------ RAW RECORDS ------
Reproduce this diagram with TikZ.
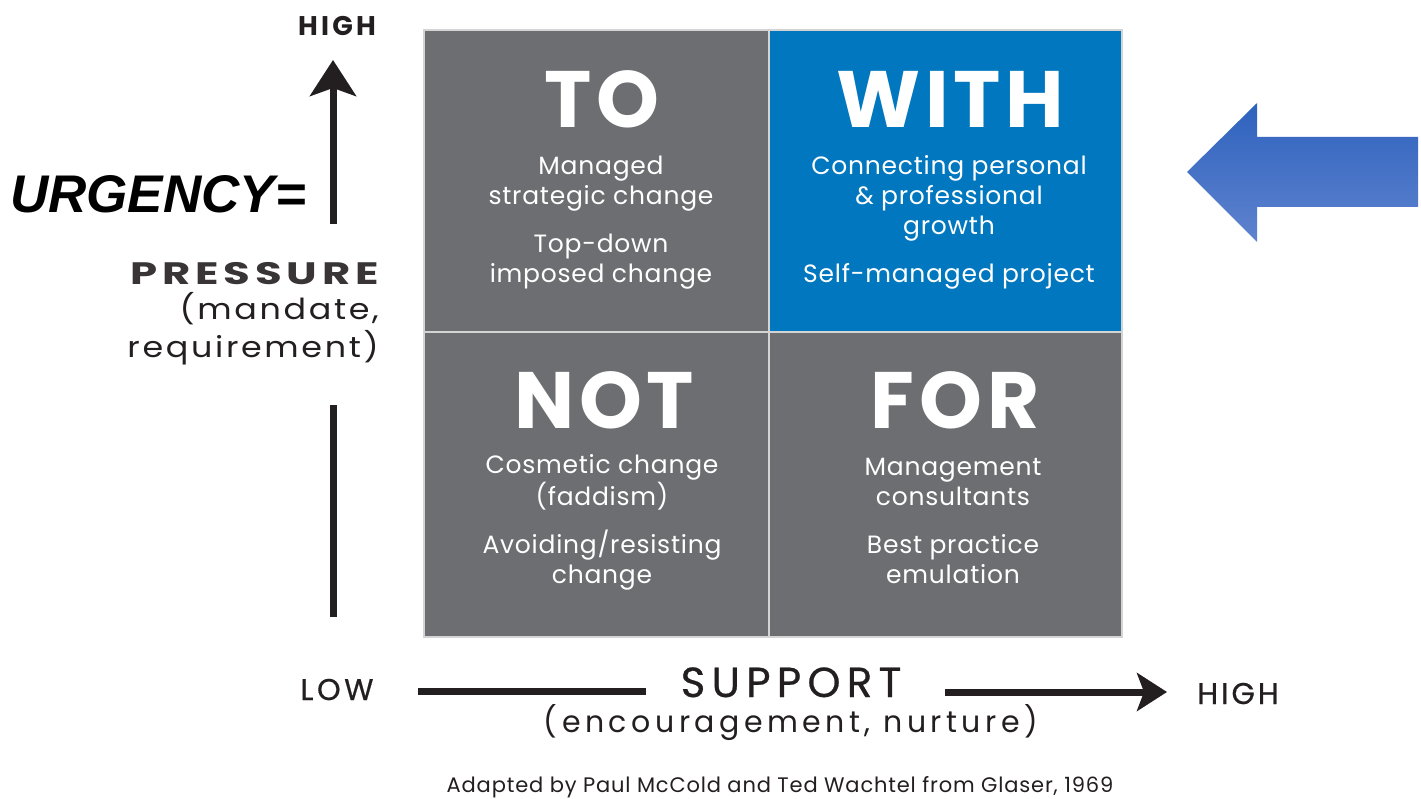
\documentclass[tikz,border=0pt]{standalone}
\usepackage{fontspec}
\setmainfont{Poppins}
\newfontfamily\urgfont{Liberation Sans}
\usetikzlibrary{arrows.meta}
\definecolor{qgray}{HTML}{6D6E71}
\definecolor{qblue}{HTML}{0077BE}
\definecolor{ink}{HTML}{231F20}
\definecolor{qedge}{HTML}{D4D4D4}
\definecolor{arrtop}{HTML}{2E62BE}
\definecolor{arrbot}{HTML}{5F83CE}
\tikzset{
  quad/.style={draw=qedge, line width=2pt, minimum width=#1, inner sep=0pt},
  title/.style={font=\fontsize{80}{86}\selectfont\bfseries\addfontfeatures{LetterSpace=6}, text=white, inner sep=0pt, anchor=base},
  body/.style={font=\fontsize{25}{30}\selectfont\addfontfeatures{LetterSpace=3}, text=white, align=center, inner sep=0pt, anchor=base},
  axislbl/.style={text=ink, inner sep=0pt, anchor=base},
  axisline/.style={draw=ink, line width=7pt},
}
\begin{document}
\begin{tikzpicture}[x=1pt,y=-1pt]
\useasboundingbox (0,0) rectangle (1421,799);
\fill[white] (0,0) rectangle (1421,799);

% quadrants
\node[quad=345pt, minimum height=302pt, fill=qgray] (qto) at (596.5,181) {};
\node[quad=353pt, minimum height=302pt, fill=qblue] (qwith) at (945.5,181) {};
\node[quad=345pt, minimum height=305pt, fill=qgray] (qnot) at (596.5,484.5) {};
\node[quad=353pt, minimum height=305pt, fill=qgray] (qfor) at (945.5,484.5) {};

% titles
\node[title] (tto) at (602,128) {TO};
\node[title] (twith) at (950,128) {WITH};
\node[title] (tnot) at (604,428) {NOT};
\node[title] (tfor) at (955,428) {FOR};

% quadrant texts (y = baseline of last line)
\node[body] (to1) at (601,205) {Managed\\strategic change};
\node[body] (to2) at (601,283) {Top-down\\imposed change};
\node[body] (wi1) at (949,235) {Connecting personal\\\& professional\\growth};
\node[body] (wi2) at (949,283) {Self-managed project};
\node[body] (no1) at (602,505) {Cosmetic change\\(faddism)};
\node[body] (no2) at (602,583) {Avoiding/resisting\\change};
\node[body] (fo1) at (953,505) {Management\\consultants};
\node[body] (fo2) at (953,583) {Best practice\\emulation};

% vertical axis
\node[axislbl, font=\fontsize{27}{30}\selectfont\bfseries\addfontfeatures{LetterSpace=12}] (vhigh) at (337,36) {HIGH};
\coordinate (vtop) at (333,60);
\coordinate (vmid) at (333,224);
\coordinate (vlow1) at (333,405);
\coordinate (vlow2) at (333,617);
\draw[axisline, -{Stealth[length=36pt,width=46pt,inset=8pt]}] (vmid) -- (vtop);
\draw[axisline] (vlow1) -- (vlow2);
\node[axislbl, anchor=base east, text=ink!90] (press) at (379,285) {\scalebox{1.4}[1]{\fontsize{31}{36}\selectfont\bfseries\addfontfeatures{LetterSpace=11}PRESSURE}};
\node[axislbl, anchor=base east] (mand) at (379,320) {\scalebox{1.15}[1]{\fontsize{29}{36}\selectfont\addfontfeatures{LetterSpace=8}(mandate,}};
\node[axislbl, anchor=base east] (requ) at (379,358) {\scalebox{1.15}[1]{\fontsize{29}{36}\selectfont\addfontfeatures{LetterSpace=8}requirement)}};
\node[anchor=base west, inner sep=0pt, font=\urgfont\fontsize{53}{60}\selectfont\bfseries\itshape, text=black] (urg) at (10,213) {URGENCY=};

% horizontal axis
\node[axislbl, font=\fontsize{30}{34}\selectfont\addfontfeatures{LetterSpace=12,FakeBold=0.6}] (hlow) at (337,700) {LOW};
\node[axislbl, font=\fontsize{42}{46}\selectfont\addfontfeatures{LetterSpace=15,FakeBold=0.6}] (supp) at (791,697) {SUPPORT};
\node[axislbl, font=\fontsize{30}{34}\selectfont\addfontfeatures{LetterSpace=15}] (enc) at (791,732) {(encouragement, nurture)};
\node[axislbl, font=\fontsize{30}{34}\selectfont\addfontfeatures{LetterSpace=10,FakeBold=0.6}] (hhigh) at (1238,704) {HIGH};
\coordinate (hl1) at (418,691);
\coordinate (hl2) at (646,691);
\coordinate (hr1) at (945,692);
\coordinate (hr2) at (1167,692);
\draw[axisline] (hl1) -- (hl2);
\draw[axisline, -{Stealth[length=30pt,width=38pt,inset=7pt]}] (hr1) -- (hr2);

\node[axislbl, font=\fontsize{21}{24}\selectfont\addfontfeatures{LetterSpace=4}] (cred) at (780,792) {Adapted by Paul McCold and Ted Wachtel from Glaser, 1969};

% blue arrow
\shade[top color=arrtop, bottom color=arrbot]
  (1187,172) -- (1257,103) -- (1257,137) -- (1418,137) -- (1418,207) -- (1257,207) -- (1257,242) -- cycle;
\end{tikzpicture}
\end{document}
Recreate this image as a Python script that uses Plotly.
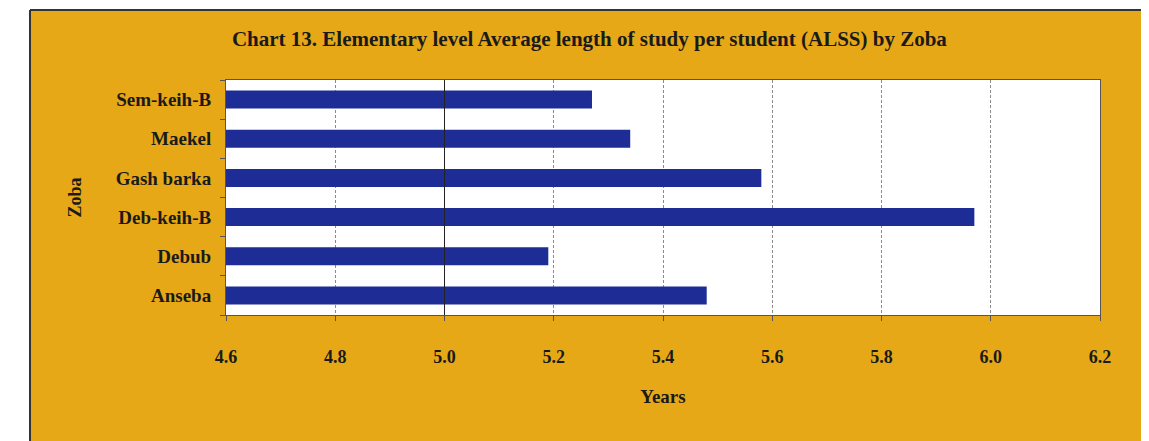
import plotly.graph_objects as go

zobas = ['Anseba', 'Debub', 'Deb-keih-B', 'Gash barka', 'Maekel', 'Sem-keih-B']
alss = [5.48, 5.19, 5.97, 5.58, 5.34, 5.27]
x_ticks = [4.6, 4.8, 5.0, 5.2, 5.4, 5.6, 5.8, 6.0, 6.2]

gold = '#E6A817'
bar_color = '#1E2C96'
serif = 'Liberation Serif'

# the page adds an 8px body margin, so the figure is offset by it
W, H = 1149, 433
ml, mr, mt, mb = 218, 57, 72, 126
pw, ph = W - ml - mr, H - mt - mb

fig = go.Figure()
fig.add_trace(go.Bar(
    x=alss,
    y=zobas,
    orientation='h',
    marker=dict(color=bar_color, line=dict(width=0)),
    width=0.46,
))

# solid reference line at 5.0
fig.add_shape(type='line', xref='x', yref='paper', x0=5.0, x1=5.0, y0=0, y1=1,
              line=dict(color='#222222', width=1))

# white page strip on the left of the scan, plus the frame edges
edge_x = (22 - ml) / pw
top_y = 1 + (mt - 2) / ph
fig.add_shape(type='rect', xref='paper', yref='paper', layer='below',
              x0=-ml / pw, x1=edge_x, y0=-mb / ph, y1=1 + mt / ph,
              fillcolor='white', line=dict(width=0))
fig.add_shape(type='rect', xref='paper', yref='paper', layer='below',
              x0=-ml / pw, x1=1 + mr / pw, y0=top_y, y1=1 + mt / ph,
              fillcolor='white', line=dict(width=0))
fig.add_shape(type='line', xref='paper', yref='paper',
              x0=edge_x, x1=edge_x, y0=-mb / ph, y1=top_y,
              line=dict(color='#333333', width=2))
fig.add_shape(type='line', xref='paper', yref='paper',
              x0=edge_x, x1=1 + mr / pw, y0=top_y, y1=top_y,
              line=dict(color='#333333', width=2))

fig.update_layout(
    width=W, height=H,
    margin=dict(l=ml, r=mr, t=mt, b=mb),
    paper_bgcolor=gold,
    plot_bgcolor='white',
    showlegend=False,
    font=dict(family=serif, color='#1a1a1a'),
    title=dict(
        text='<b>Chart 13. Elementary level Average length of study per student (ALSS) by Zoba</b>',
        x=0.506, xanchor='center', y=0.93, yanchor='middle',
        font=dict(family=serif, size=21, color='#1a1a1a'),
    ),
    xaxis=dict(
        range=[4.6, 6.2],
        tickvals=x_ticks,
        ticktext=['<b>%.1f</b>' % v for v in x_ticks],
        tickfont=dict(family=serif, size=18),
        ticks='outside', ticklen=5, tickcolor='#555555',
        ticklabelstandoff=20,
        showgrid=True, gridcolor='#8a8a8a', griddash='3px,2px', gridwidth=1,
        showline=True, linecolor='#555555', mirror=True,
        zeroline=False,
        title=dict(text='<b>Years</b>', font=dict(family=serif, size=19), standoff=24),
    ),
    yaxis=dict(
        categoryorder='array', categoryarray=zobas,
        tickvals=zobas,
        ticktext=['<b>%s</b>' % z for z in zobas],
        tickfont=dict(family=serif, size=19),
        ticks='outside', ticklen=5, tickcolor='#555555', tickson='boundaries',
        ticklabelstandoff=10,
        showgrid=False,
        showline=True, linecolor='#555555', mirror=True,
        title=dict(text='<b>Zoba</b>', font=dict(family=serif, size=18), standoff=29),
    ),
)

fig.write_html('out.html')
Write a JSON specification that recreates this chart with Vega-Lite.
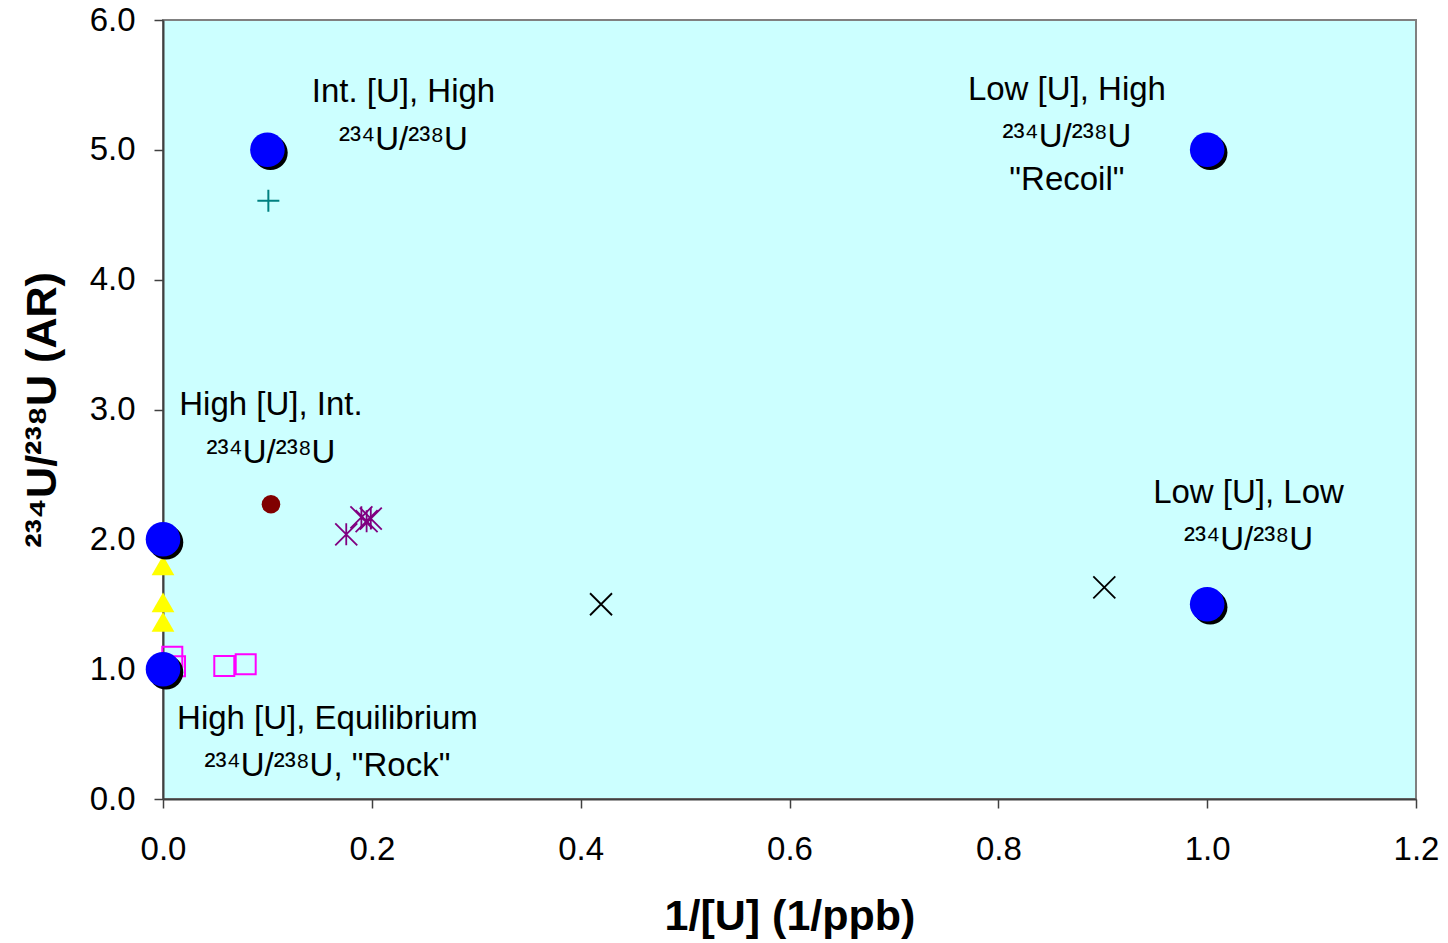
------
** TASK TO CARRY OUT **
Collect every line above that contains the word "this".

** THE COMPLETED TASK **
Reproduce this diagram with TikZ.
Recreate this image as a Python script that uses Plotly.
Write a JSON specification that recreates this chart with Vega-Lite.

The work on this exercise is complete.